Given task ::
Output the lines exactly, from the one where "Convert this chart to D3.js code." appears through the one where "var errPALip = [0.81, 0.44, 0.03, null];" appears. Images are left out.

* begin Stored data *

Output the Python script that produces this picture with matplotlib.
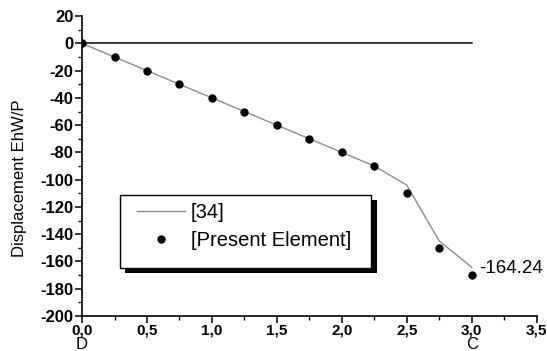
import numpy as np
import matplotlib.pyplot as plt
from matplotlib.patches import Rectangle
from matplotlib.ticker import MultipleLocator, FuncFormatter

plt.rcParams['font.family'] = ['Liberation Sans', 'DejaVu Sans']

# data
x_ref = [0, 0.25, 0.5, 0.75, 1.0, 1.25, 1.5, 1.75, 2.0, 2.25, 2.5, 2.75, 3.0]
y_ref = [0, -10, -20, -30, -40, -50, -60, -70, -80, -90, -104, -145, -164.24]
x_pres = [0, 0.25, 0.5, 0.75, 1.0, 1.25, 1.5, 1.75, 2.0, 2.25, 2.5, 2.75, 3.0]
y_pres = [0, -10, -20, -30, -40, -50, -60, -70, -80, -90, -110, -150, -170]
zero_x = [0, 3.0]
zero_y = [0, 0]

fig = plt.figure(figsize=(5.47, 3.51), dpi=100)
ax = fig.add_axes([0.15, 0.10, 0.831, 0.854])

ax.plot(zero_x, zero_y, color='black', lw=1.1, zorder=2)
ax.plot(x_ref, y_ref, color='#8c8c8c', lw=1.0, label='[34]', zorder=3)
ax.plot(x_pres, y_pres, 'o', color='black', ms=5, label='[Present Element]', zorder=4)

ax.set_xlim(0, 3.5)
ax.set_ylim(-200, 20)
ax.xaxis.set_major_locator(MultipleLocator(0.5))
ax.xaxis.set_minor_locator(MultipleLocator(0.25))
ax.yaxis.set_major_locator(MultipleLocator(20))
ax.yaxis.set_minor_locator(MultipleLocator(10))
ax.xaxis.set_major_formatter(FuncFormatter(lambda v, p: f'{v:.1f}'.replace('.', ',')))
ax.yaxis.set_major_formatter(FuncFormatter(lambda v, p: f'{v:.0f}'))

for s in ['top', 'right']:
    ax.spines[s].set_visible(False)
for s in ['left', 'bottom']:
    ax.spines[s].set_linewidth(1.2)

ax.tick_params(which='major', direction='out', length=5, width=1.1, pad=1)
ax.tick_params(axis='y', which='major', labelsize=12)
ax.tick_params(axis='x', which='major', labelsize=11, pad=0.5)
ax.tick_params(which='minor', direction='out', length=3, width=1.0)
for lab in ax.get_xticklabels() + ax.get_yticklabels():
    lab.set_fontweight('bold')

ax.set_ylabel('Displacement EhW/P', fontsize=12)
ax.yaxis.set_label_coords(-0.121, 0.46)

ax.text(0, -220.8, 'D', ha='center', va='center', fontsize=12, clip_on=False)
ax.text(3.0, -220.8, 'C', ha='center', va='center', fontsize=12, clip_on=False)
ax.text(3.06, -165.5, '-164.24', ha='left', va='center', fontsize=13.5)

# legend box with shadow, drawn by hand
box_x0, box_y0, box_w, box_h = 0.083, 0.16, 0.553, 0.243
ax.add_patch(Rectangle((box_x0 + 0.012, box_y0 - 0.018), box_w, box_h, transform=ax.transAxes,
                       facecolor='black', edgecolor='none', zorder=5, clip_on=False))
ax.add_patch(Rectangle((box_x0, box_y0), box_w, box_h, transform=ax.transAxes,
                       facecolor='white', edgecolor='black', lw=1.0, zorder=6, clip_on=False))

leg = ax.legend(loc='upper left', bbox_to_anchor=(box_x0 + 0.028, box_y0 + box_h - 0.012),
                fontsize=14.5, frameon=False, borderpad=0.2, labelspacing=0.45,
                handlelength=2.4, handletextpad=0.3, borderaxespad=0)
leg.set_zorder(7)

fig.savefig('out.png', dpi=100)
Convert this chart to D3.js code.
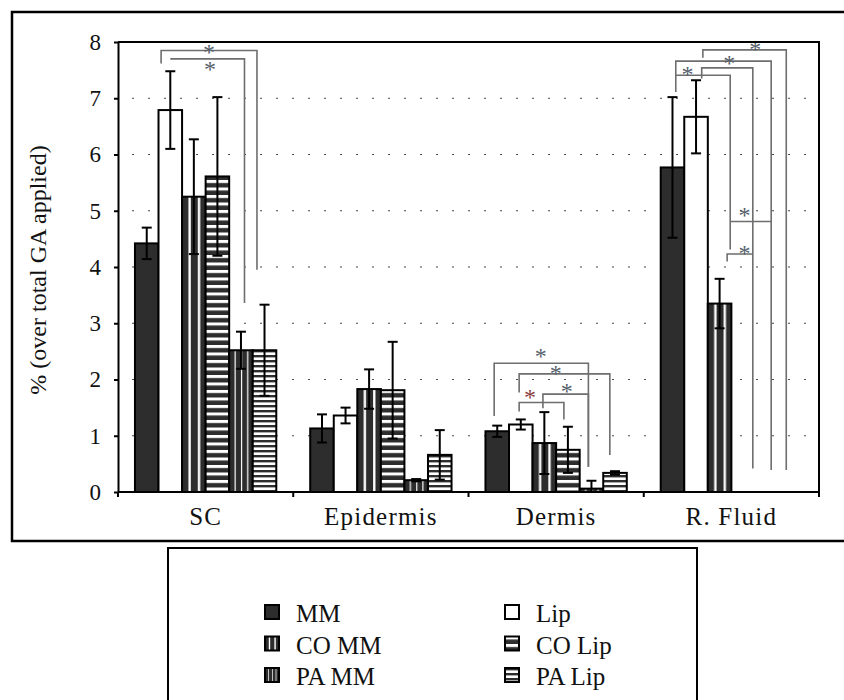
<!DOCTYPE html>
<html>
<head>
<meta charset="utf-8">
<title>GA distribution</title>
<style>
  body{margin:0; background:#fff;}
  text{font-family:"Liberation Serif","Times New Roman",serif; fill:#111;}
</style>
</head>
<body>
<script src="https://cdn.jsdelivr.net/npm/d3@7/dist/d3.min.js"></script>
<script>
  var categories = ["SC", "Epidermis", "Dermis", "R. Fluid"];
  var series = ["MM", "Lip", "CO MM", "CO Lip", "PA MM", "PA Lip"];
  var yTicks = [0, 1, 2, 3, 4, 5, 6, 7, 8];

  // mean per series, one value per category (null = no bar)
  var valMM    = [4.42, 1.13, 1.08, 5.77];
  var valLip   = [6.79, 1.36, 1.20, 6.67];
  var valCOMM  = [5.25, 1.83, 0.87, 3.35];
  var valCOLip = [5.61, 1.81, 0.75, null];
  var valPAMM  = [2.52, 0.21, 0.06, null];
  var valPALip = [2.52, 0.66, 0.34, null];

  // error bar half widths
  var errMM    = [0.28, 0.25, 0.10, 1.25];
  var errLip   = [0.69, 0.14, 0.09, 0.65];
  var errCOMM  = [1.02, 0.35, 0.55, 0.44];
  var errCOLip = [1.41, 0.86, 0.41, null];
  var errPAMM  = [0.33, 0.02, 0.14, null];
  var errPALip = [0.81, 0.44, 0.03, null];

  // significance brackets: category, left bar pos, right bar pos, level, left leg end, right leg end
  var brackets = [
    [0, 0.61, 4.68, 7.85, 7.62, 3.95],
    [0, 1.00, 4.15, 7.70, 7.70, 3.36],
    [2, -0.13, 3.87, 2.29, 1.35, 0.45],
    [2, 0.93, 4.78, 2.10, 1.77, 0.66],
    [2, 0.93, 2.83, 1.59, 1.43, 1.29],
    [2, 1.94, 3.87, 1.74, 1.49, 0.45],
    [3, 1.29, 4.83, 7.86, 7.72, 0.39],
    [3, 0.14, 4.19, 7.66, 7.11, 0.39],
    [3, 1.24, 3.41, 7.54, 7.35, 0.42],
    [3, 0.14, 2.45, 7.41, 7.41, 4.31],
    [3, 2.45, 4.19, 4.81, 4.81, 4.81],
    [3, 2.32, 3.41, 4.23, 4.10, 4.23]
  ];
  // asterisks: category, bar pos, level, red?
  var stars = [
    [0, 2.64, 7.89, 0], [0, 2.69, 7.59, 0],
    [2, 1.85, 2.49, 0], [2, 2.48, 2.19, 0], [2, 1.39, 1.76, 1], [2, 2.95, 1.87, 0],
    [3, 3.51, 7.95, 0], [3, 2.41, 7.69, 0], [3, 0.64, 7.51, 0], [3, 3.06, 4.99, 0], [3, 3.06, 4.32, 0]
  ];

  var values = [valMM, valLip, valCOMM, valCOLip, valPAMM, valPALip];
  var errors = [errMM, errLip, errCOMM, errCOLip, errPAMM, errPALip];

  var width = 844, height = 700;
  var plotL = 118, plotR = 819, plotT = 42, plotB = 492;

  var svg = d3.select('body').append('svg')
      .attr('width', width)
      .attr('height', height);

  var defs = svg.append('defs');
  var dark = '#2d2d2d';

  function bboxPattern(id, stripes){
    var p = defs.append('pattern').attr('id', id)
      .attr('patternUnits', 'objectBoundingBox')
      .attr('patternContentUnits', 'objectBoundingBox')
      .attr('width', 1).attr('height', 1);
    p.append('rect').attr('width', 1).attr('height', 1).attr('fill', dark);
    stripes.forEach(function(s){
      p.append('rect').attr('x', s[0]).attr('width', s[1]).attr('height', 1).attr('fill', '#fff');
    });
  }
  bboxPattern('p-comm', [[0.27, 0.10], [0.67, 0.10]]);
  bboxPattern('p-pamm', [[0.23, 0.05], [0.50, 0.05], [0.76, 0.05]]);

  function hPattern(id, h, darkH, bg){
    var p = defs.append('pattern').attr('id', id)
      .attr('patternUnits', 'userSpaceOnUse')
      .attr('width', 8).attr('height', h);
    p.append('rect').attr('width', 8).attr('height', h).attr('fill', bg);
    p.append('rect').attr('width', 8).attr('height', darkH).attr('fill', bg == '#fff' ? dark : '#fff');
  }
  hPattern('p-colip', 7.5, 3, dark);
  hPattern('p-palip', 5, 2.4, '#fff');

  var fills = [dark, '#fff', 'url(#p-comm)', 'url(#p-colip)', 'url(#p-pamm)', 'url(#p-palip)'];

  var x0 = d3.scaleBand().domain(categories).range([plotL, plotR]);
  var x1 = d3.scaleBand().domain(series).range([0, x0.bandwidth()]).paddingOuter(0.72);
  var y = d3.scaleLinear().domain([0, 8]).range([plotB, plotT]);

  function bx(ci, pos){
    return x0(categories[ci]) + x1(series[0]) + x1.bandwidth() * (pos + 0.5);
  }

  // outer frame
  svg.append('rect').attr('x', 12).attr('y', 12).attr('width', 850).attr('height', 529)
    .attr('fill', 'none').attr('stroke', '#000').attr('stroke-width', 2.5);

  // gridlines
  svg.append('g').selectAll('line')
    .data(yTicks.filter(function(d){ return d > 0 && d < 8; }))
    .enter().append('line')
      .attr('x1', plotL + 14).attr('x2', plotR)
      .attr('y1', function(d){ return y(d); })
      .attr('y2', function(d){ return y(d); })
      .attr('stroke', '#444').attr('stroke-width', 1)
      .attr('stroke-dasharray', '2,14');

  // bars
  var rows = [];
  categories.forEach(function(c, ci){
    series.forEach(function(s, si){
      if(values[si][ci] != null) rows.push({c: c, s: s, si: si, v: values[si][ci], e: errors[si][ci]});
    });
  });

  svg.append('g').selectAll('rect')
    .data(rows)
    .enter().append('rect')
      .attr('x', function(d){ return x0(d.c) + x1(d.s); })
      .attr('y', function(d){ return y(d.v); })
      .attr('width', x1.bandwidth())
      .attr('height', function(d){ return y(0) - y(d.v); })
      .attr('fill', function(d){ return fills[d.si]; })
      .attr('stroke', '#000').attr('stroke-width', 2);

  // error bars
  var eg = svg.append('g').attr('stroke', '#000').attr('stroke-width', 2);
  rows.forEach(function(d){
    var cx = x0(d.c) + x1(d.s) + x1.bandwidth() / 2;
    var lo = Math.max(0, d.v - d.e), hi = d.v + d.e;
    eg.append('line').attr('x1', cx).attr('x2', cx).attr('y1', y(lo)).attr('y2', y(hi));
    eg.append('line').attr('x1', cx - 5).attr('x2', cx + 5).attr('y1', y(hi)).attr('y2', y(hi));
    if(lo > 0) eg.append('line').attr('x1', cx - 5).attr('x2', cx + 5).attr('y1', y(lo)).attr('y2', y(lo));
  });

  // significance brackets
  var line = d3.line();
  svg.append('g').selectAll('path')
    .data(brackets)
    .enter().append('path')
      .attr('d', function(b){
        return line([
          [bx(b[0], b[1]), y(b[4])], [bx(b[0], b[1]), y(b[3])],
          [bx(b[0], b[2]), y(b[3])], [bx(b[0], b[2]), y(b[5])]
        ]);
      })
      .attr('fill', 'none').attr('stroke', '#6e6e6e').attr('stroke-width', 1.6);

  svg.append('g').selectAll('text')
    .data(stars)
    .enter().append('text')
      .attr('x', function(s){ return bx(s[0], s[1]); })
      .attr('y', function(s){ return y(s[2]) + 12; })
      .attr('text-anchor', 'middle')
      .style('font-size', '24px')
      .style('fill', function(s){ return s[3] ? '#8b4040' : '#55606a'; })
      .text('*');

  // plot frame (top and right)
  svg.append('path')
    .attr('d', line([[plotL, plotT], [plotR, plotT], [plotR, plotB]]))
    .attr('fill', 'none').attr('stroke', '#000').attr('stroke-width', 2);

  // y axis
  var yAxis = svg.append('g')
    .attr('transform', 'translate(' + plotL + ',0)')
    .call(d3.axisLeft(y).tickValues(yTicks).tickSize(4).tickPadding(13).tickSizeOuter(0));
  yAxis.select('.domain').attr('stroke-width', 2);
  yAxis.selectAll('.tick line').attr('stroke-width', 2);
  yAxis.selectAll('text').style('font-size', '23px').style('font-family', '"Liberation Serif", serif').attr('fill', '#111');

  // x axis line with separators
  svg.append('line').attr('x1', plotL).attr('x2', plotR).attr('y1', plotB).attr('y2', plotB)
    .attr('stroke', '#000').attr('stroke-width', 2);
  svg.append('g').selectAll('line')
    .data(categories.concat(['end']))
    .enter().append('line')
      .attr('x1', function(c){ return c == 'end' ? plotR : x0(c); })
      .attr('x2', function(c){ return c == 'end' ? plotR : x0(c); })
      .attr('y1', plotB).attr('y2', plotB + 5)
      .attr('stroke', '#000').attr('stroke-width', 2);

  svg.append('g').selectAll('text')
    .data(categories)
    .enter().append('text')
      .attr('x', function(c){ return x0(c) + x0.bandwidth() / 2; })
      .attr('y', 525)
      .attr('text-anchor', 'middle')
      .style('font-size', '25px')
      .style('letter-spacing', '1.2px')
      .text(function(c){ return c; });

  // y title
  svg.append('text')
    .attr('transform', 'translate(46,270) rotate(-90)')
    .attr('text-anchor', 'middle')
    .style('font-size', '24px')
    .text('% (over total GA applied)');

  // legend
  svg.append('rect').attr('x', 168).attr('y', 548).attr('width', 529).attr('height', 170)
    .attr('fill', '#fff').attr('stroke', '#000').attr('stroke-width', 2);

  var leg = svg.append('g').selectAll('g')
    .data(series)
    .enter().append('g')
      .attr('transform', function(d, i){
        return 'translate(' + (i % 2 ? 505 : 265) + ',' + (605 + Math.floor(i / 2) * 31.5) + ')';
      });
  leg.append('rect')
    .attr('width', 14).attr('height', 14)
    .attr('fill', function(d, i){ return fills[i]; })
    .attr('stroke', '#000').attr('stroke-width', 2);
  leg.append('text')
    .attr('x', 31).attr('y', 17)
    .style('font-size', '25px')
    .text(function(d){ return d; });
</script>
</body>
</html>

* end Stored data *

Result ::
Convert this chart to D3.js code.
<!DOCTYPE html>
<html>
<head>
<meta charset="utf-8">
<title>GA distribution</title>
<style>
  body{margin:0; background:#fff;}
  text{font-family:"Liberation Serif","Times New Roman",serif; fill:#111;}
</style>
</head>
<body>
<script src="https://cdn.jsdelivr.net/npm/d3@7/dist/d3.min.js"></script>
<script>
  var categories = ["SC", "Epidermis", "Dermis", "R. Fluid"];
  var series = ["MM", "Lip", "CO MM", "CO Lip", "PA MM", "PA Lip"];
  var yTicks = [0, 1, 2, 3, 4, 5, 6, 7, 8];

  // mean per series, one value per category (null = no bar)
  var valMM    = [4.42, 1.13, 1.08, 5.77];
  var valLip   = [6.79, 1.36, 1.20, 6.67];
  var valCOMM  = [5.25, 1.83, 0.87, 3.35];
  var valCOLip = [5.61, 1.81, 0.75, null];
  var valPAMM  = [2.52, 0.21, 0.06, null];
  var valPALip = [2.52, 0.66, 0.34, null];

  // error bar half widths
  var errMM    = [0.28, 0.25, 0.10, 1.25];
  var errLip   = [0.69, 0.14, 0.09, 0.65];
  var errCOMM  = [1.02, 0.35, 0.55, 0.44];
  var errCOLip = [1.41, 0.86, 0.41, null];
  var errPAMM  = [0.33, 0.02, 0.14, null];
  var errPALip = [0.81, 0.44, 0.03, null];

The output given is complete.